CLEVELAND — As students in the Cleveland Metropolitan School District return to class, safety remains top of mind.
Three students were killed near Cleveland schools during last academic year. Now, a collaboration between Cleveland police, CMSD, and Greater Cleveland Regional Transit Authority police is aimed at protecting students for the 2023-24 school year.
The focus is on safety at dismissal times at four Cleveland high schools: John Adams, John F. Kennedy, Garrett Morgan, and John Marshall.
"Fights and just the crime and the violence [are] defiantly increasing," Robben Adhikari, owner of a home care business less than a half-mile up the street from John Marshall, said. "When I used to walk down here two to three years ago, there's, like, less people. But nowadays, since I'm a business owner here, I see a lot of people that [are] in my parking lot — crowding, talking, play-fighting."
Adhikari is a 2019 John Marshall graduate and has seen violence increase in the seven to eight months since he's been at his current business location in a shopping plaza on West 140th Street.
"We are like, four businesses here … and we try to avoid those kind[s] of stuff like crowd gatherings," he told 3News. "But you know, we can only do so much."
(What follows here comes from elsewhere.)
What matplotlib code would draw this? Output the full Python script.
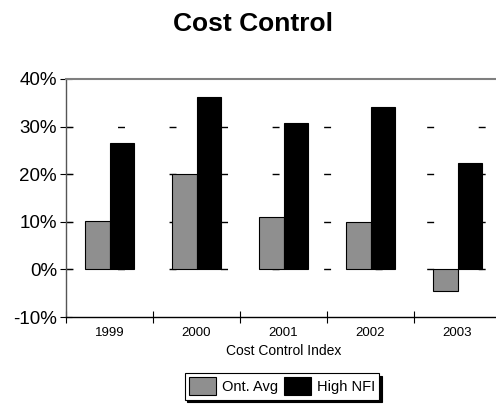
import numpy as np
import matplotlib.pyplot as plt
from matplotlib.ticker import FuncFormatter

plt.rcParams['font.family'] = ['Liberation Sans', 'DejaVu Sans']

years = ['1999', '2000', '2001', '2002', '2003']
ont_avg = [10.2, 20.0, 11.1, 10.0, -4.6]
high_nfi = [26.6, 36.3, 30.8, 34.2, 22.4]

fig = plt.figure(figsize=(4.96, 4.05), dpi=100)
ax = fig.add_axes([66 / 496, 1 - 317 / 405, 435 / 496, 238 / 405])

x = np.arange(len(years))
w = 0.28
ax.bar(x - w / 2, ont_avg, w, color='#8f8f8f', edgecolor='black', linewidth=0.8, zorder=3, label='Ont. Avg')
ax.bar(x + w / 2, high_nfi, w, color='black', edgecolor='black', linewidth=0.8, zorder=3, label='High NFI')

ax.set_xlim(-0.5, 4.5)
ax.set_ylim(-10, 40)
ax.set_yticks([-10, 0, 10, 20, 30, 40])
ax.yaxis.set_major_formatter(FuncFormatter(lambda v, p: '%d%%' % v))

# sparse dashed gridlines
for v in [0, 10, 20, 30]:
    ln, = ax.plot([-0.5, 4.5], [v, v], color='black', linewidth=1, zorder=1)
    ln.set_dashes((5, 32.1))

ax.set_xticks(x)
ax.set_xticklabels(years, fontsize=9.5)
ax.set_xticks(np.arange(-0.5, 5, 1), minor=True)
ax.tick_params(axis='x', which='major', length=0, pad=7)
ax.tick_params(axis='x', which='minor', direction='inout', length=8, width=0.8)
ax.tick_params(axis='y', direction='inout', length=9, width=0.8, labelsize=13.5, pad=2)

ax.spines['right'].set_visible(False)
ax.spines['top'].set_color('#7f7f7f')
ax.spines['top'].set_linewidth(1.5)
ax.spines['left'].set_color('#555555')
ax.spines['left'].set_linewidth(1)
ax.spines['bottom'].set_linewidth(1)

ax.set_xlabel('Cost Control Index', fontsize=10, labelpad=4)
fig.text(0.51, 1 - 24 / 405, 'Cost Control', ha='center', va='center', fontsize=19, fontweight='bold')

leg = fig.legend(loc='upper center', bbox_to_anchor=(282 / 496, 1 - 373 / 405), ncol=2, fontsize=10.5,
                 frameon=True, fancybox=False, edgecolor='black', handlelength=1.85, handleheight=1.5,
                 handletextpad=0.4, columnspacing=0.4, borderpad=0.3, borderaxespad=0,
                 shadow={'color': 'black', 'alpha': 1})
leg.get_frame().set_linewidth(0.8)

fig.savefig('out.png', dpi=100)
According to a memo from transit police, the cross-agency team found the increased violence is due to non-students coming to schools around dismissal times to commit crime along with students being involved in mischief or violence at and near schools, businesses, and train stations.
Deputy Chief Sammy Morris from the Cleveland Division of Police says this partnership will make a positive impact on the communities each department serves.
"This an example of the successful partnerships that we have established with our law enforcement partners and the community," Morris added. "As a result of these partnerships, we are working together for the safety and wellbeing of our CMSD Scholars."
The three-department collaboration comes after a student was shot and killed at a bus stop outside of John Adams College & Career Academy this past January. The transit police memo indicates safety strategies include:
- Adjusting dismissal times to better align with bus schedules to disburse students quicker.
- Adjusting bus times to disburse students quicker.
- Providing after-school activities to allow students the ability to remain in school until a bus arrives.
- Providing more police/security presence to keep students safe and mitigate issues before escalation.
The departments will meet biweekly to share intelligence, maximize visibility at hot spots, and develop cross-agency solutions.